Additional Information Relating to the Proposed Merger with Maytag Corporation
and Where to Find It:

Whirlpool has filed and the Securities and Exchange
Commission has declared effective, a registration statement on Form S-4 (File
no. 333-128686), containing a definitive proxy statement/prospectus in
connection with the proposed merger with Maytag Corporation. Investors are urged
to read the Form S-4 and the definitive proxy statement/prospectus and any other
relevant documents filed or to be filed by Whirlpool or Maytag because they
contain or will contain important information. The Form S-4 and other documents
filed by Whirlpool and Maytag with the SEC are available free of charge at the
SEC's website (http://www.sec.gov) or from Whirlpool by directing a request to
Whirlpool Corporation, 2000 North M-63, Mail Drop 2800, Benton Harbor, MI
49022-2692, Attention: Larry Venturelli, Vice President, Investor Relations or
from Maytag's Website at www.maytagcorp.com.
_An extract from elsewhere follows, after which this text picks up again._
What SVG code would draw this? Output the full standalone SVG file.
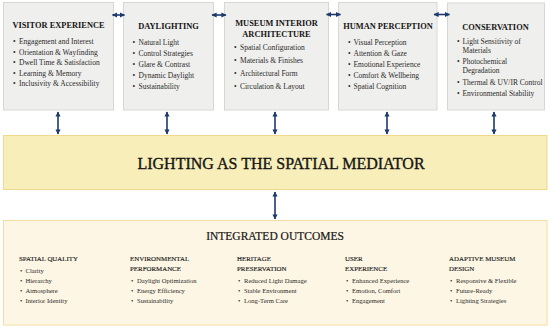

Neither this communication nor the
definitive proxy statement/prospectus constitutes an offer to sell, or the
solicitation of an offer to buy, Whirlpool common stock in any jurisdiction
outside the United States where such offer or issuance would be prohibited; any


                                       4

such offer or sale will only be made in accordance with the applicable laws of
such jurisdiction.

Whirlpool, Maytag and their respective directors, executive officers, and other
employees may be deemed to be participating in the solicitation of proxies from
Maytag stockholders in connection with the approval of the proposed transaction.
Information about Whirlpool's directors and executive officers is available in
Whirlpool's proxy statement, dated March 18, 2005, for its 2005 annual meeting
of stockholders. Information about Maytag's directors and executive officers is
available in Maytag's proxy statement, dated April 4, 2005, for its 2005 annual
meeting of stockholders. Additional information about the interests of such
participants is included in the Form S-4 and definitive proxy
statement/prospectus referred to above.